Audit Report finds widespread abuse of COVID-19 disaster relief funds in three government ministries
THERE is widespread abuse of disaster relief funds in three government ministries, a new Audit Report has revealed.
The Audit Report, which focuses on procurement relating to COVID-19 disaster relief funds, highlights noncompliance, potential fraud and lack of accountability.
Immediately after the Prime Minister’s imposition of the State of Public Emergency (SOPE) last year after the entry of the global pandemic into the country, the government allocated SBD$90.5-million to three key ministries to implement a Preparedness and Response Plan.
The key ministries are Ministry of Health and Medical Services (MHMS), Ministry of Infrastructure and Development (MID) and National Disaster Management Office (NDMO) which comes under the Ministry of Environment, Climate Change, Disaster Management and Meteorology (MECDM).
The audit was conducted to assess whether these ministries managed COVID-19 procurement in accordance with relevant laws, policies and regulations of the government.
The report found that a huge amount of money was paid through imprest accounts that exceeded the legal minimum requirement of $10,000.
According to the report, the budget allocation for each of these three ministries were as follows: MHMS SBD$26.1-million, MID SBD$15-million and NDMO SBD$49.5-million.
A shocking finding was on the payments of imprest. In one ministry, the imprest holder was not a real person. The imprest was recorded as Emergency Response Fund Standing Imprest so the responsibility for retiring the imprest was not vested on a specific individual.
In this instance, there should rather be one signatory to the account in which these funds are placed and that a person should be recorded as the Imprest Holder or the person receiving the funds.
It was found that the largest payment via imprest was SBD$255,900 by the MHMS which does not meet the imprest definition of “small frequent payments.”
One such case is one that occurred on 25 May 2020 whereby Company A provided an invoice for $99,500 to the National Referral Hospital. The invoice was for 200 pillows with Mactinosh material at $400 each and 150 blankets at $130 each. Based on quotes from Health Service in Australia, these items should cost $AUD5000 to 6000 which is around SBD$30. Another supplier offered at SBD$35, whilst another offered at SBD$87 which is 50 percent more expensive.
Another shocking finding is none-compliance in the tendering and awarding of contracts for refurbishment to existing buildings to provide quarantine facilities and repatriation charters.
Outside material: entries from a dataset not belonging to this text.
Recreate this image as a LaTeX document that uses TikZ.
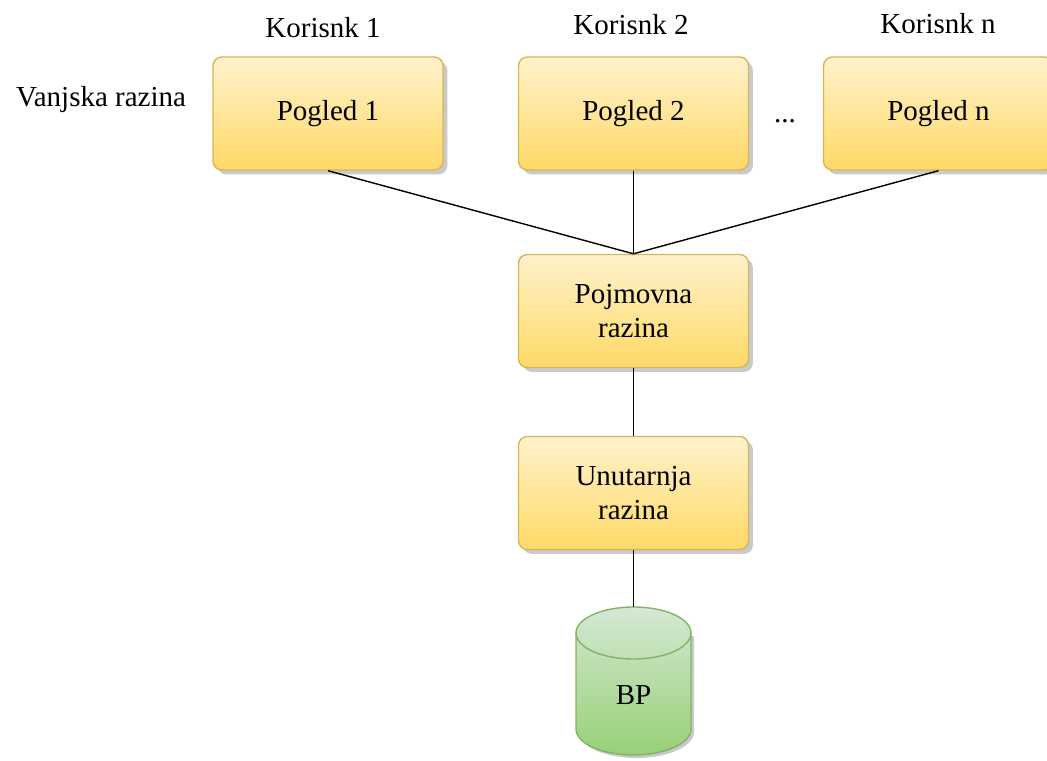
\documentclass[tikz,border=0pt]{standalone}
\usepackage{fontspec}
\setmainfont{Liberation Serif}
\usetikzlibrary{shadows}

\definecolor{boxtop}{HTML}{FFF2CC}
\definecolor{boxbot}{HTML}{FFD966}
\definecolor{boxline}{HTML}{D6B656}
\definecolor{dbtop}{HTML}{D5E8D4}
\definecolor{dbbot}{HTML}{97D077}
\definecolor{dbline}{HTML}{82B366}

\tikzset{
  level/.style={rectangle, rounded corners=5pt, draw=boxline, line width=0.8pt,
    top color=boxtop, bottom color=boxbot,
    minimum width=4.6cm, minimum height=2.26cm, align=center,
    drop shadow={shadow xshift=2.5pt, shadow yshift=-2.5pt, fill=black!35, opacity=0.6}},
  link/.style={line width=0.8pt, black}
}

\begin{document}
\begin{tikzpicture}[x=0.02cm, y=-0.02cm, font=\fontsize{16.5}{19}\selectfont]
      \useasboundingbox (0,0) rectangle (1047,760);

      % Views of the outer level
      \node[level] (p1) at (328,113.5) {Pogled 1};
      \node[level] (p2) at (633.5,113.5) {Pogled 2};
      \node[level] (pn) at (938.5,113.5) {Pogled n};

      % Users
      \node (k1) at (323,28) {Korisnk 1};
      \node (k2) at (631,25) {Korisnk 2};
      \node (kn) at (938,24) {Korisnk n};
      \node (vanj) at (101,100) {Vanjska razina};
      \node (dots) at (785,121) {...};

      % Conceptual and internal level
      \node[level] (pojm) at (633.5,311) {Pojmovna\\razina};
      \node[level] (unut) at (633.5,493) {Unutarnja\\razina};

      % Database cylinder
      \coordinate (bptop) at (633.5,607);
      \fill[black!35, opacity=0.6] (579,636) -- (579,732)
        arc[start angle=180, end angle=0, x radius=57.5, y radius=26]
        -- (694,636) -- cycle;
      \shade[top color=dbtop, bottom color=dbbot, draw=dbline, line width=0.8pt]
        (576,633) -- (576,729)
        arc[start angle=180, end angle=0, x radius=57.5, y radius=26]
        -- (691,633)
        arc[start angle=0, end angle=-180, x radius=57.5, y radius=26];
      \draw[dbline, line width=0.8pt] (576,633)
        arc[start angle=180, end angle=0, x radius=57.5, y radius=26];
      \node (bp) at (633.5,695) {BP};

      % Connectors
      \draw[link] (p1.south) -- (pojm.north);
      \draw[link] (p2.south) -- (pojm.north);
      \draw[link] (pn.south) -- (pojm.north);
      \draw[link] (pojm.south) -- (unut.north);
      \draw[link] (unut.south) -- (bptop);
\end{tikzpicture}
\end{document}
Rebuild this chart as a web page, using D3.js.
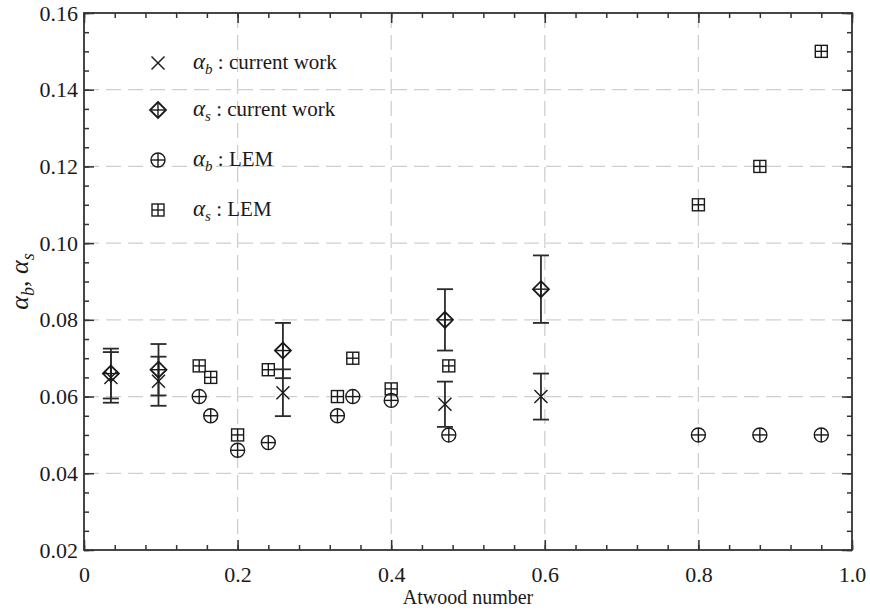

MID was unable to provide records associated with procurement transaction.
In one case, a procurement of $2.5 million could not be located.
There were another ten procurements over SBD $50,000. NDMO also paid over SBD $13-million to the National Disaster Council Account which was not designated as an imprest.
One significant procurement appeared to be unrelated to the COVID-19 pandemic. The NDMO chose to supplement its vehicle fleet with the addition of two new Toyota vehicles at a cost of $677,500.
There was nothing in the supporting documentation to indicate a close relationship between the purchase of the vehicles and the COVID-19 response. In another procurement, NDMO hired a vehicle for pandemic-related activity for a limited period, which would seem to be a more appropriate response.
The Audit Report recommended the Ministry of Finance and Treasury to prepare a guideline and where necessary provide instructions to ensure ministries effectively manage procurement risks in a state of emergency.